“The coronavirus crisis has torn the Band-Aid off the financial fragility of many Americans,” opens a recent story at PBS. With the markets down, savings already too little, and Social Security “crumbling,” far too many Americans—but especially those in their 50s and 60s—are facing rather bleak prospects for retirement.
So what is to be done? Some experts recommend Social Security reform, which includes “shoring up the Social Security Trust Fund’s finances to prevent insolvency” but also increasing payouts to those most in need. Others recommend more workplaces step up to help Americans save, through special emergency savings plans that could be accessed more easily than traditional IRAs or 401k plans.
Interesting in all of this is a new study showing that the married are far more likely to be saving for retirement than the unmarried. Plenty of research over many decades has highlighted that married couples tend to do better financially than do their unmarried peers. So it should come as no surprise that researchers are also interested in the effect that marriage has on a specific type of wealth accumulation—retirement savings, in the form of 401k contributions.
Geoffrey T. Sanzenbacher and Wenliang Hou of the Center for Retirement Research at Boston College set up their research in an even more specific context. Millennials, they point out, are tending to marry later and later. And “While the overall trend in age at first marriage is clear, its implications for a decision about whether and how much to save for retirement are less clear.” “On the one hand,” the researchers continue, “a robust literature has shown that marriage tends to kick start saving for a house as individuals combine their possessions and make plans for having kids. On the other hand, the decision to save for retirement may be different.” So they seek to assess, first, if married people do in fact contribute more to 401k accounts, and second, if later marriage significantly impacts the amount of savings accrued.
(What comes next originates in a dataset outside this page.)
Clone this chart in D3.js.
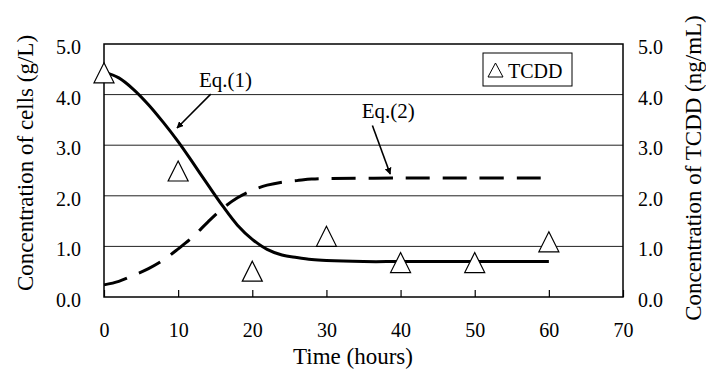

The results should not be surprising. These results “suggest that both men and women increase their 401(k) participation and contribution rates after marriage,” although men increase their contributions more so than women, because their pre-marriage contribution rates tended to be lower. Furthermore, “Conditional on participating, the contribution rate shows the opposite trend by gender. After marriage, women increase their contribution rate by an average of 0.8 percentage point compared to only 0.3 for men.”
Next, the researchers examine the impact that a later marriage would have on 401k savings, by estimating how much savings individuals would have accrued by age 65 if they had married five years later. “The effect of delay,” they find, “while statistically significant in the regression, is small—a 3.1-percent decline in accumulated assets for men and a 3.4-percent decline for women.” The researchers believe this is “unlikely to make a large dent in retirement savings.”
In closing, they reiterate that “the net effect on retirement wealth is likely to be small and, in any case, solutions for this issue exist.” They then highlight such “solutions” as automatic 401k enrollment and financial education. But the findings from this research brief are worth noting. As in most other behaviors, married couples tend to behave in a more responsible and far-sighted way than do their unmarried peers, and later marriage does have some effect—even if a small one—on individuals’ retirement savings.